Ideal of a ring polynomial?

Question

I'm doing a past exam paper and this is the question I am stuck on.

Define the conditions on a subset $I$ of a ring $R$ to be an ideal of $R$. Show that the set $I = \{f ∈ \mathbb{R}[X]|f(1) = 0\}$ is an ideal of $\mathbb{R}[X]$.

I know the conditions for I to be an ideal of R, but I'm confused about what the set actually means? What is the result of $f(a+b)$ if $a,b∈ \mathbb{R}$

Thanks in advance for any help!

Answer 1

$I$ is a subset of $\mathbb{R}[X]$, the ring of polynomials with real coefficients. Each polynomial can be viewed as a function on the real numbers; the set $I$ consists of particularly those functions which evaluate to $0$ at $x=1$.

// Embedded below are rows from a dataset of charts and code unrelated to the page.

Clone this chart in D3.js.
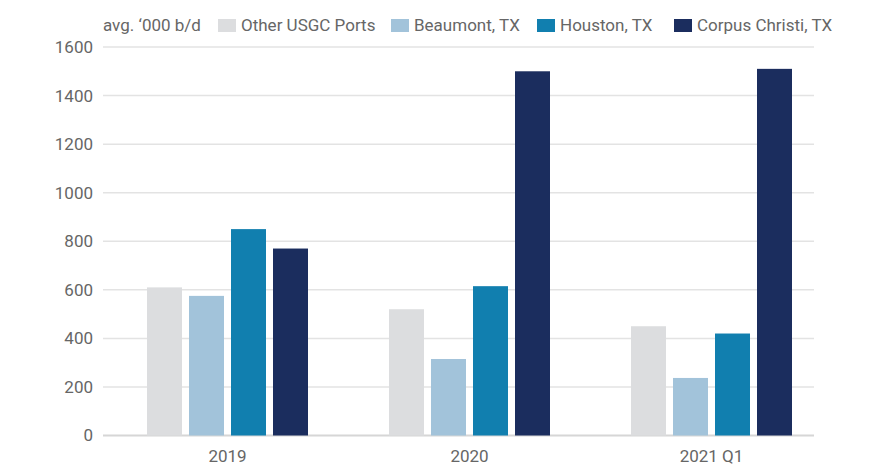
<!DOCTYPE html>
<html>
<head>
<meta charset="utf-8">
<script src="https://cdn.jsdelivr.net/npm/d3@7"></script>
<style>
  body { margin: 0; background: #fff; }
  svg text { font-family: Roboto, "Noto Sans", sans-serif; fill: #666; }
</style>
</head>
<body>
<script>
const years = ["2019", "2020", "2021 Q1"]
const series = ["Other USGC Ports", "Beaumont, TX", "Houston, TX", "Corpus Christi, TX"]
const other_usgc = [610, 520, 450]
const beaumont = [575, 315, 237]
const houston = [850, 615, 420]
const corpus = [770, 1500, 1510]
const y_ticks = [0, 200, 400, 600, 800, 1000, 1200, 1400, 1600]
const unit_label = "avg. \u2018000 b/d"

const colors = ["#dcdddf", "#a2c3da", "#117faf", "#1b2d5e"]
const values = [other_usgc, beaumont, houston, corpus]

const svg = d3.select("body").append("svg")
    .attr("width", 892)
    .attr("height", 467)

const scale_y = d3.scaleLinear().domain([0, 1600]).range([435.5, 47])
const scale_x = d3.scaleBand().domain(years).range([107, 833])
const scale_s = d3.scaleBand().domain(series).range([40, 201]).paddingInner(1 / 6)

// grid
svg.append("g")
    .selectAll("line")
    .data(y_ticks)
    .join("line")
    .attr("x1", 103)
    .attr("x2", 814)
    .attr("y1", (d) => scale_y(d))
    .attr("y2", (d) => scale_y(d))
    .attr("stroke", (d) => d === 0 ? "#d6d6d6" : "#e3e3e3")
    .attr("stroke-width", (d) => d === 0 ? 2 : 1.5)

// y labels
svg.append("g")
    .selectAll("text")
    .data(y_ticks)
    .join("text")
    .attr("x", 93)
    .attr("y", (d) => scale_y(d))
    .attr("dy", "0.35em")
    .attr("text-anchor", "end")
    .attr("font-size", 17)
    .text((d) => d)

// bars
const groups = svg.append("g")
    .selectAll("g")
    .data(years)
    .join("g")
    .attr("transform", (d) => `translate(${scale_x(d)},0)`)

groups.selectAll("rect")
    .data((d, i) => series.map((s, j) => ({ s, j, v: values[j][i] })))
    .join("rect")
    .attr("x", (d) => scale_s(d.s))
    .attr("width", scale_s.bandwidth())
    .attr("y", (d) => scale_y(d.v))
    .attr("height", (d) => scale_y(0) - scale_y(d.v))
    .attr("fill", (d) => colors[d.j])

// x labels
svg.append("g")
    .selectAll("text")
    .data(years)
    .join("text")
    .attr("x", (d) => scale_x(d) + scale_s.range()[0] + (scale_s.range()[1] - scale_s.range()[0]) / 2)
    .attr("y", 462)
    .attr("text-anchor", "middle")
    .attr("font-size", 17)
    .text((d) => d)

// legend
const legend = svg.append("g")
legend.append("text")
    .attr("x", 103)
    .attr("y", 31)
    .attr("font-size", 17)
    .text(unit_label)

const legend_x = [218, 391, 537, 674]
const items = legend.selectAll("g.item")
    .data(series)
    .join("g")
    .attr("class", "item")
    .attr("transform", (d, i) => `translate(${legend_x[i]},0)`)
items.append("rect")
    .attr("y", 19)
    .attr("width", 18)
    .attr("height", 13)
    .attr("fill", (d, i) => colors[i])
items.append("text")
    .attr("x", 23)
    .attr("y", 31)
    .attr("font-size", 17)
    .text((d) => d)
</script>
</body>
</html>
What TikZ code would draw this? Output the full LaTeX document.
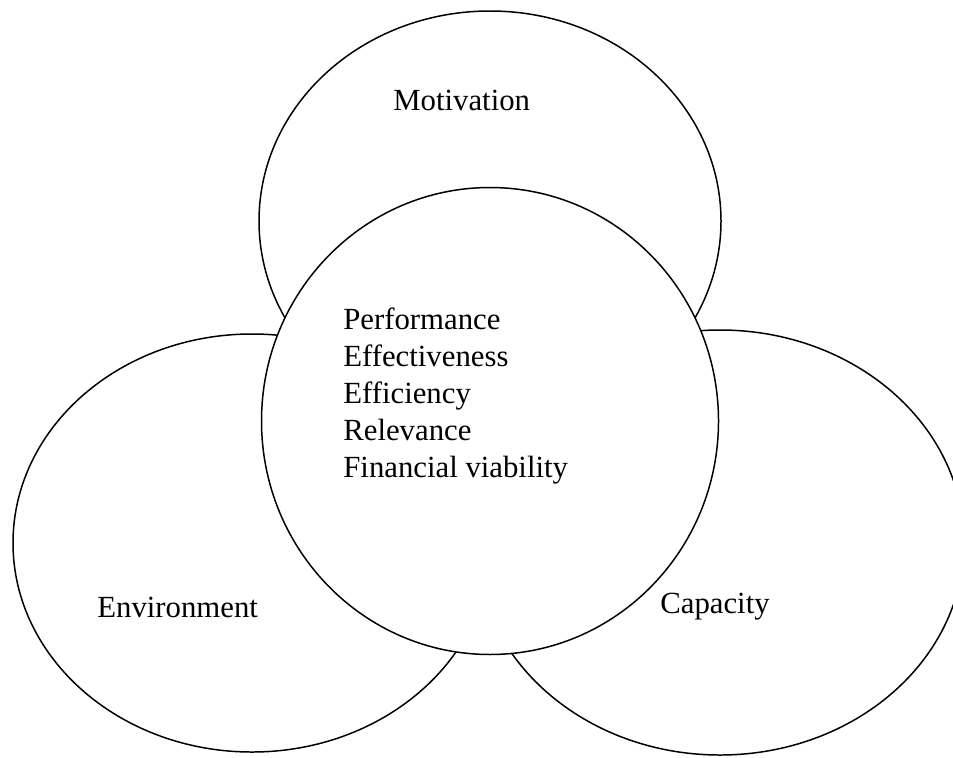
\documentclass[tikz,border=0pt]{standalone}
\usepackage{fontspec}
\setmainfont{Liberation Serif}
\usepackage{tikz}
\usetikzlibrary{shapes.geometric}

\begin{document}
\begin{tikzpicture}[
  ring/.style={
    ellipse, draw=black, fill=white, line width=0.85pt, inner sep=0pt
  },
  lab/.style={
    font=\fontsize{17.5}{21}\selectfont, inner sep=0pt, anchor=base west
  }
]
  \useasboundingbox (0,0) rectangle (19.06,15.14);
  \clip (0,0) rectangle (19.06,15.14);

  % Outer rings: left, right, top
  \node[ring, minimum width=9.56cm, minimum height=8.36cm] (envring) at (5.04,4.28)  {};
  \node[ring, minimum width=9.76cm, minimum height=8.50cm] (capring) at (14.40,4.29) {};
  \node[ring, minimum width=9.24cm, minimum height=8.40cm] (motring) at (9.80,10.72) {};

  % Central ring sits on top of the others
  \node[ring, minimum width=9.14cm, minimum height=9.34cm] (core) at (9.80,6.72) {};

  % Labels
  \node[lab] (motivation)  at (7.86,12.94) {Motivation};
  \node[lab] (environment) at (1.94,2.80)  {Environment};
  \node[lab] (capacity)    at (13.20,2.88) {Capacity};
  % base of a multi-line node is its last line
  \node[lab, align=left] (criteria) at (6.86,5.60)
    {Performance\\Effectiveness\\Efficiency\\Relevance\\Financial viability};
\end{tikzpicture}
\end{document}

The ring structure on $\mathbb{R}[X]$: You can add elements in $\mathbb{R}[X]$ as follows: given polynomials $f,g$, $f+g$ is the polynomial defined by the rule $(f+g)(x) = f(x) + g(x)$. Similarly, to multiply polynomials, $fg$ is the polynomial defined by $(fg)(x) = f(x)g(x)$.

Answer 2

The set is a collection of elements. :) $f(a+b)$ is a number, but it's not really important here because You have not to do this operation. You rather need $f(x)+g(x)$.

Answer 3

The set $ I $ defined by you, in fact, is an ideal generated by $x-1$. That is ,any element of $ I$ is of the form $(x-1)g(x)$ for arbitrary $g(x)\in \mathbb R[x]$. The meaning of $f(a+b)$ is nothing just a valuation of $f(x)$ at $x=a+b$.